Each employee should sign this agreement annually. One copy should go to the employee and one should go in the personnel file. When a new employee joins the company, the form should be included in the orientation packet.

In addition, if employees might find themselves in a position to drive customers around in personal vehicles, seat belts for passengers should be required. Prudent employers will also require proof that their employees carry adequate insurance (with coverages up to specified minimums).

An important part of a safe driving program involves the reporting and documentation of accidents. Does your company tell employees how to respond after a driving accident? Do they know what to say and what not to say? Have they been trained to take accurate notes? For example, do they know that they need to document not just the name and license number of other drivers involved, but also the names of passengers in their own and in other vehicles? Do they know how to secure the names of witnesses? Virtually all employers instruct their employees how to report accidents at the worksite, but often these reporting protocols ignore incidents that happen on the road.

I recommend keeping a comprehensive accident kit in each company vehicle, as well as making these kits available to any employees who commonly drive in the course of carrying out their jobs. The kits should provide guidance to employees about what to do, what to say, and how to document the incident. In high-risk areas (such as my hometown of Boston), disposable cameras might be provided so that the incidents and resulting damage can be photographed.

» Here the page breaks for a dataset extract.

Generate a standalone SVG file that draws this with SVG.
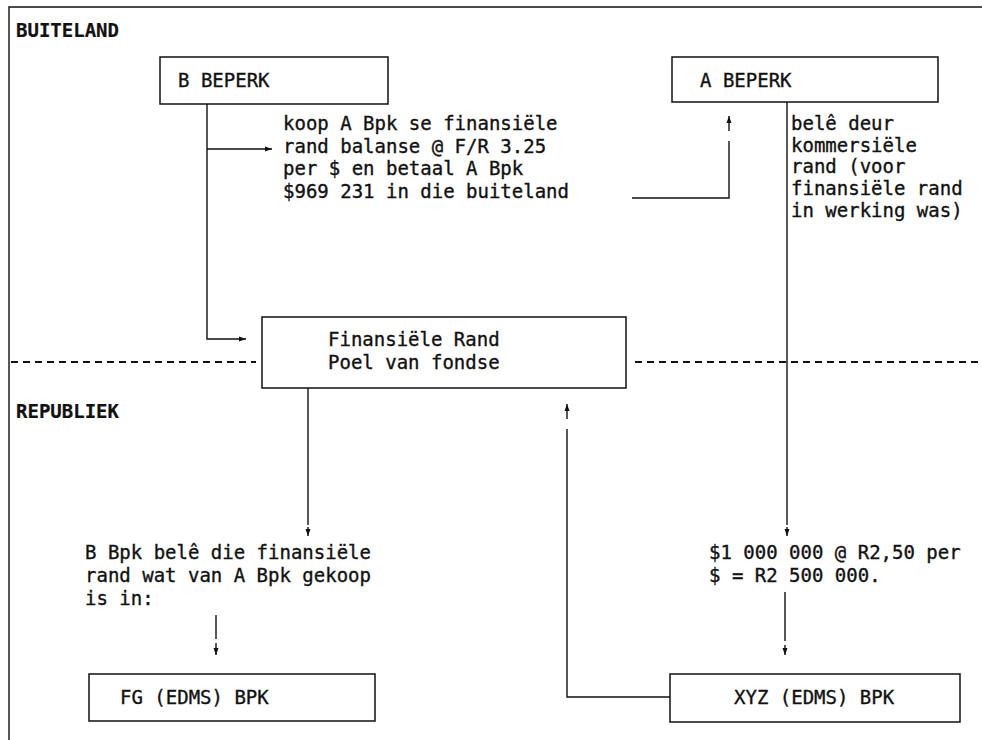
<svg xmlns="http://www.w3.org/2000/svg" width="982" height="740" viewBox="0 0 982 740">
  <style>
    text { font-family: "DejaVu Sans Mono", "Liberation Mono", monospace; font-size: 19px; fill: #111; stroke: #111; stroke-width: 0.35; }
    .hd { font-weight: bold; stroke-width: 0.2; }
    .box { fill: #fff; stroke: #111; stroke-width: 1.5; }
    .ln { fill: none; stroke: #111; stroke-width: 1.4; }
    .dash { fill: none; stroke: #111; stroke-width: 2; stroke-dasharray: 7 5; }
  </style>
  <defs>
    <marker id="head" markerUnits="userSpaceOnUse" markerWidth="8" markerHeight="6" refX="7" refY="3" orient="auto">
      <path d="M0,0.5 L7,3 L0,5.5 Z" fill="#111"/>
    </marker>
  </defs>

  <rect width="982" height="740" fill="#fff"/>

  <!-- outer frame (top and left edges) -->
  <path class="ln" d="M9,740 V7 H982" stroke-width="1.6"/>

  <!-- border between the two regions -->
  <path class="dash" d="M11,362 H256"/>
  <path class="dash" d="M635,362 H982"/>

  <text class="hd" x="16" y="37">BUITELAND</text>
  <text class="hd" x="16" y="418">REPUBLIEK</text>

  <g id="connectors">
    <!-- B Beperk down to the pool, with a branch to the purchase note -->
    <path class="ln" d="M207,104 V339 H246" marker-end="url(#head)"/>
    <path class="ln" d="M207,149 H272" marker-end="url(#head)"/>
    <!-- payment back to A Beperk -->
    <path class="ln" d="M632,198 H729 V141"/>
    <path class="ln" d="M729,131 V116" marker-end="url(#head)"/>
    <!-- A Beperk invests via commercial rand -->
    <path class="ln" d="M787,102 V525"/>
    <path class="ln" d="M787,527 V536" marker-end="url(#head)"/>
    <!-- pool down to B Bpk investment note -->
    <path class="ln" d="M308,388 V525"/>
    <path class="ln" d="M308,527 V536" marker-end="url(#head)"/>
    <!-- note to FG -->
    <path class="ln" d="M216,615 V639"/>
    <path class="ln" d="M216,643 V655" marker-end="url(#head)"/>
    <!-- rand amount to XYZ -->
    <path class="ln" d="M785,592 V641"/>
    <path class="ln" d="M785,645 V655" marker-end="url(#head)"/>
    <!-- XYZ back up to the pool -->
    <path class="ln" d="M670,697 H567 V429"/>
    <path class="ln" d="M567,419 V404" marker-end="url(#head)"/>
  </g>

  <g id="b-beperk">
    <rect class="box" x="160" y="57" width="228" height="47"/>
    <text x="178" y="87">B BEPERK</text>
  </g>

  <g id="a-beperk">
    <rect class="box" x="672" y="57" width="266" height="45"/>
    <text x="700" y="87">A BEPERK</text>
  </g>

  <g id="koop-note">
    <text x="283" y="130">koop A Bpk se finansiële</text>
    <text x="283" y="152.5">rand balanse @ F/R 3.25</text>
    <text x="283" y="175">per $ en betaal A Bpk</text>
    <text x="283" y="197.5">$969 231 in die buiteland</text>
  </g>

  <g id="bele-note">
    <text x="791" y="130">belê deur</text>
    <text x="791" y="151.7">kommersiële</text>
    <text x="791" y="173.4">rand (voor</text>
    <text x="791" y="195.1">finansiële rand</text>
    <text x="791" y="216.8">in werking was)</text>
  </g>

  <g id="finansiele-rand-poel">
    <rect class="box" x="262" y="317" width="364" height="71"/>
    <text x="328" y="346">Finansiële Rand</text>
    <text x="328" y="369">Poel van fondse</text>
  </g>

  <g id="b-bpk-note">
    <text x="85" y="559">B Bpk belê die finansiële</text>
    <text x="85" y="582">rand wat van A Bpk gekoop</text>
    <text x="85" y="605">is in:</text>
  </g>

  <g id="rand-bedrag">
    <text x="709" y="559">$1 000 000 @ R2,50 per</text>
    <text x="709" y="582">$ = R2 500 000.</text>
  </g>

  <g id="fg-edms-bpk">
    <rect class="box" x="89" y="674" width="286" height="47"/>
    <text x="120" y="704">FG (EDMS) BPK</text>
  </g>

  <g id="xyz-edms-bpk">
    <rect class="box" x="670" y="674" width="290" height="48"/>
    <text x="734" y="704">XYZ (EDMS) BPK</text>
  </g>
</svg>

Safe driving is like any other aspect of a business. Once senior managers identify the issue, there are many positive steps that can be taken to minimize risk. As with other safety issues, driving does not manage itself. It requires time, attention, and resources. But given the extraordinary exposures that we all face on the roads of America, it is well worth the effort. Safe driving must be defined as an essential job requirement for every employee who drives — anything less is a recipe for disaster wherever the rubber meets the road.